The creation of socialism requires not only the destruction of the capitalist class but the creation of totally new social relations. We won’t automatically become free by getting the “rich parasites,” or their State off our backs. We need to overcome the economic laws of capitalism and run economic and social life according to wholly different principles. Some on the Left mislead and misdirect discontent by focusing on the distribution of income rather than on the inherent drive that impels the system to act in its own interests, nevertheless, the whole world seems to be challenging existing economic, political, and social relations. Millions of people are demanding better explanations and more radical solutions than merely tinkering with what exists.

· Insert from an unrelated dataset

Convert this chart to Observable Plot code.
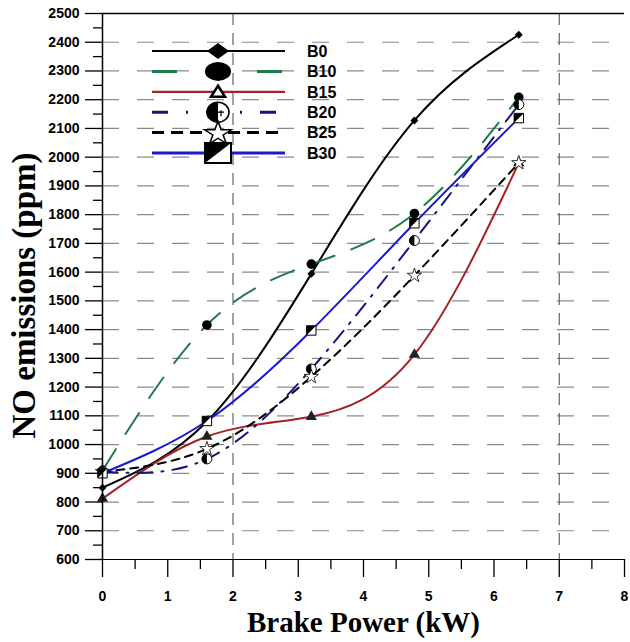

The Socialist Party rejects the notion that working people are “backward” and therefore need to be led by an “intellectual” vanguard. Our organisation judges everything in light of this vision of humanity’s possible future. At the present moment, no one can answer with confidence that socialism is likely. But we do not despair. We are happy to see protests against major characteristics of our society such as inequality and social injustice, but we are concerned by what appears to be a presupposition that the problems of this society can be solved by changing the political process so as to enable the 99% to make the decisions about re-distributing the wealth. Apart from the obvious problem that the 99% don’t agree on what should be done or how to do (some advocating tax reform or “new” forms of banking) contrary to the prevalent view on the Left that poverty conditions arise from unfair distribution of wealth, Marx showed, distribution follows from the mode of production, not vice versa. Redistribution of income, even were it possible to accomplish without bringing capitalist production to a standstill, would not result in plenty for everyone—there is simply not enough wealth for all the necessary stuff. Nor does the redistributionist view address how to uproot the exploitation that is inherent in capitalist production. In fact, exploitation is the source of inequality, not the result. The point is for the Socialist Party is to urge people to see for themselves that the failure of capitalism and bare for all to see that the capitalist system has proved itself incapable of bringing a decent standard of living to the world’s population to expose those on the Left that capitalism can be successfully and sustainably reformed by new regulations or new leaders in power. If we fail to explain the falsity of the idea that society’s problems can be solved by redistributing the alleged “plenty,” we are not helping the opposition to capitalism to grow, but on the contrary, we are contributing to their failure and demise. As Marx said in 1850, "Our task is that of ruthless criticism, and much more against ostensible friends than against open enemies; and in maintaining this our position we gladly forego cheap democratic popularity."